Ivan Katchanovski, a Ukrainian researcher who teaches political science at the University of Ottawa, said that while there was some degree of conflict between OUN-UPA and the Nazis, the reported execution of 17 nationalists was an exceptional event that is now being used to present the Ukrainian nationalists as valiant freedom fighters who fought both the Soviets and the Germans for an independent Ukraine.

“OUN and UPA were basically radical nationalist, semi-fascist organizations,” Katchanovski said. “OUN had elements of fascist ideology, totalitarian ideology, one-party dictatorship in which they would be the ruling party.”

OUN’s ideology called for the creation of a racially pure Ukraine, free of ethnic minorities such as Jews, Russians and Poles, Katchanovski said.

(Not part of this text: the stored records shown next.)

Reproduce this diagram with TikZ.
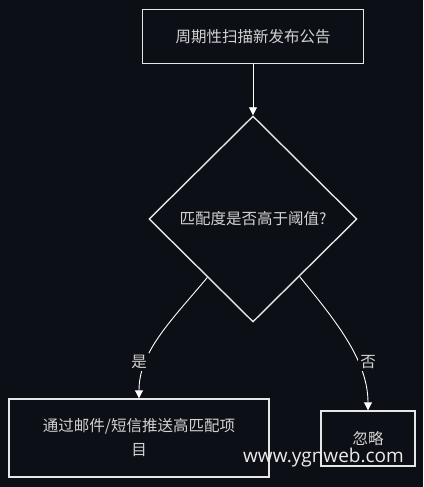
\documentclass[tikz,border=0pt]{standalone}
\usepackage{fontspec}
\setmainfont{Noto Sans CJK SC}
\newfontfamily\wmfont{Open Sans}
\usetikzlibrary{shapes.geometric,arrows.meta}
\definecolor{bg}{RGB}{12,15,21}
\definecolor{txt}{RGB}{210,210,210}
\definecolor{bd}{RGB}{230,230,230}
\begin{document}
\begin{tikzpicture}[x=1pt,y=-1pt,
  box/.style={draw=bd,line width=1.4pt,fill=bg,text=txt,inner sep=0pt,font=\fontsize{15.5}{24}\selectfont,align=center},
  dec/.style={box,shape=diamond},
  edge/.style={draw=white,line width=0.9pt,-{Triangle[length=8pt,width=8pt]}},
  lbl/.style={fill=bg,text=txt,inner sep=2.5pt,font=\fontsize{15.5}{18}\selectfont}]
\fill[bg] (0,0) rectangle (423,487);
\useasboundingbox (0,0) rectangle (423,487);
\node[box,minimum width=221pt,minimum height=54pt] (scan) at (253,36.5) {周期性扫描新发布公告};
\node[dec,minimum width=208pt,minimum height=206pt] (d) at (253,219) {匹配度是否高于阈值?};
\node[box,minimum width=260pt,minimum height=78pt] (push) at (139,438) {通过邮件/短信推送高匹配项\\目};
\node[box,minimum width=94pt,minimum height=55pt] (ign) at (368,438.5) {忽略};
\draw[edge] (scan) -- (d);
\draw[edge] (d.-128) .. controls (170,322) and (139,352) .. (push.north);
\draw[edge] (d.-51) .. controls (335,320) and (368,360) .. (ign.north);
\node[lbl] (yes) at (139,362) {是};
\node[lbl] (no) at (368,362) {否};
\node[font=\wmfont\fontsize{19}{19}\selectfont,text=white!92!black,anchor=base] (wm) at (323.5,462) {www.ygnweb.com};
\end{tikzpicture}
\end{document}
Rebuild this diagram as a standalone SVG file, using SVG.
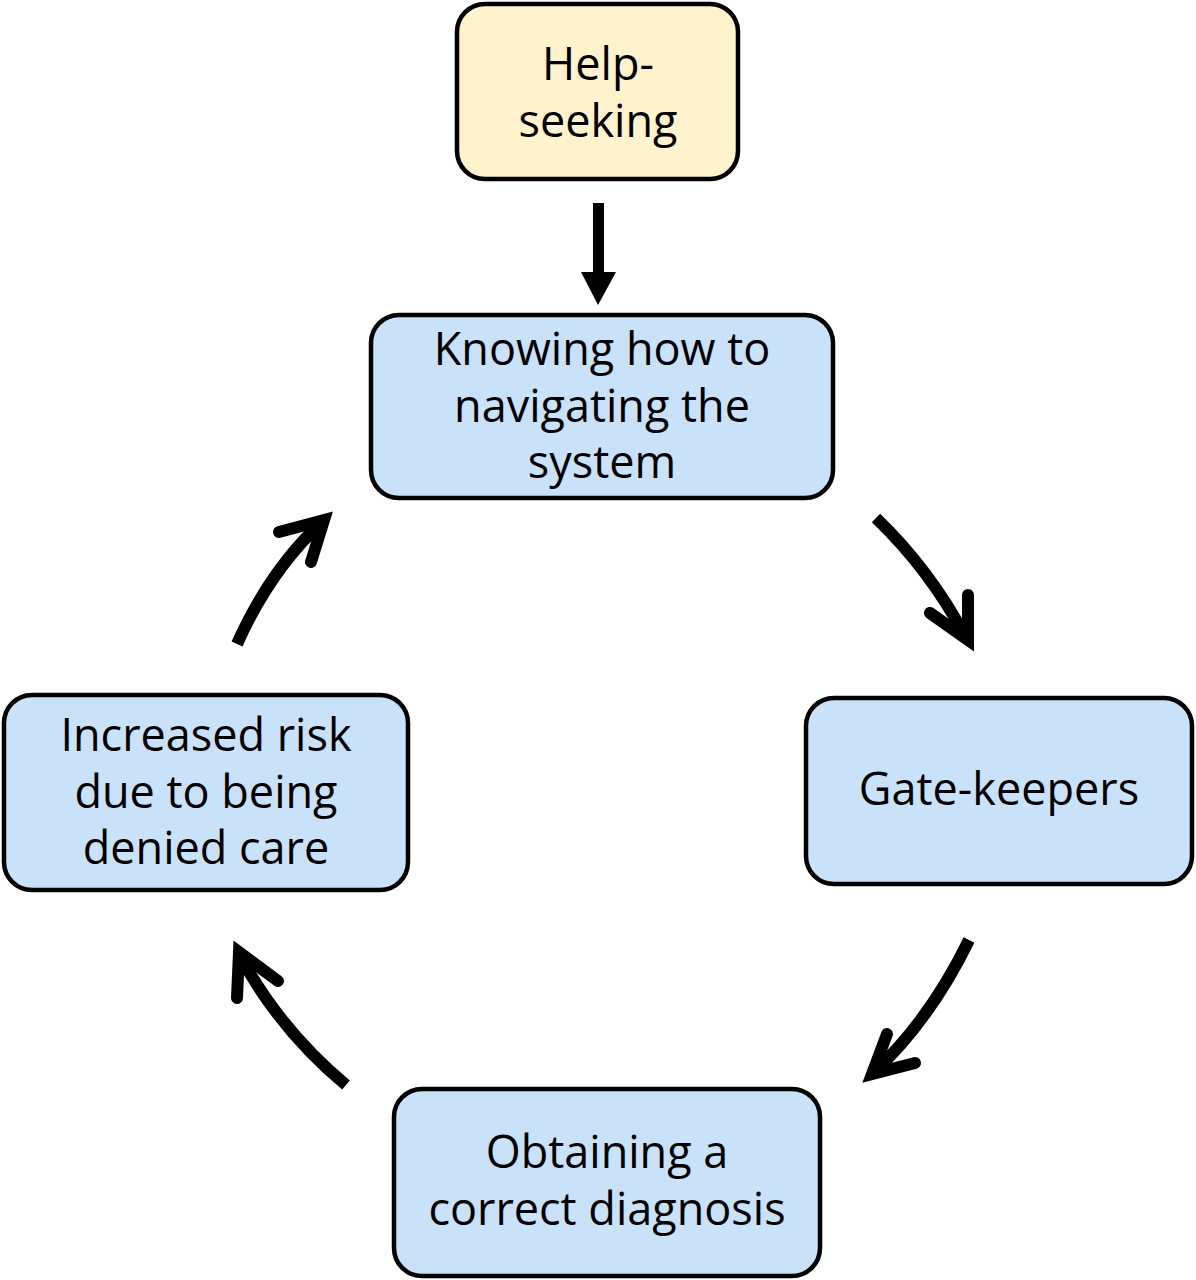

While OUN and UPA conducted some limited operations against the Germans, their main war effort was focused on the the Polish population of Western Ukraine in 1943 and 1944, as well as fighting Soviet partisans, Katchanovski said.

Historians estimate UPA killed between 60,000 and 100,000 ethnic Poles in a mass campaign of ethnic cleansing in the Volhyn and Galicia regions of Western Ukraine.

Swedish historian Per Anders Rudling, who is writing a book on the politics of memory in Ukraine, said the monument unveiling event in Sambir was more about contemporary Ukrainian politics and nationalist mythmaking than setting the historical record straight.

“The idea, which is important to contemporary Ukrainian politics, is to present the Ukrainian Insurgent Army (UPA), as enemies and opponents of the Nazis, not as collaborators,” Rudling said.

“There have been a number of places across Western Ukraine where they have sort of appropriated the perceived moral capital of the suffering of the Jews for political purposes.”

The ceremony in Sambir was another attempt to sanitize the past, he said.

“They try to pass off Ukrainian nationalists as somehow sharing the plight of the Jews, when in reality the Organization of Ukrainian Nationalists was actively involved in mass murder of Jews,” Rudling said in a phone interview from Sweden.

Ukrainian-Canadian historian John-Paul Himka, who has extensively researched Ukrainian nationalist movements during the Second World War, said that instead of dabbling in revisionist mythmaking, the Canadian government should be working behind the scenes to encourage the new Ukrainian government to come to terms with its history.

“I also don’t think that Canada should participate in monuments to these people, because they were war criminals,” Himka said. “It’s very clear.”

Rudling and Himka said they believe Waschuk’s presence at the ceremony in Sambir is partly due to his potential exposure to the prevailing nationalist myths while growing up in the Ukrainian-Canadian community.

Many of the displaced Ukrainians who came to Canada after the Second World War, including Waschuk’s parents, were refugees from Western Ukraine, which was a hotbed of the OUN and UPA support, said Rudling.

Ukrainian intellectuals who were tied to the OUN had a very powerful influence on the life of the community in Canada, including on key organizations such as the Ukrainina Canadian Congress that has built monuments to OUN and UPA members in Canada and has been pushing for a revisionist view of their wartime record, said Himka.

Their views of Ukrainian history were exported back to Ukraine after the country became independent in 1991, but particularly after the 2004 Orange Revolution, Himka said.

Global Affairs Canada declined a request from Radio Canada International for an interview with Ambassador Waschuk.

Officials with Global Affairs Canada also did not provide a copy of Waschuk’s speech at the monument unveiling in time for publication.

Temerty, founder of Ukrainian Jewish Encounter, could not be reached for comment.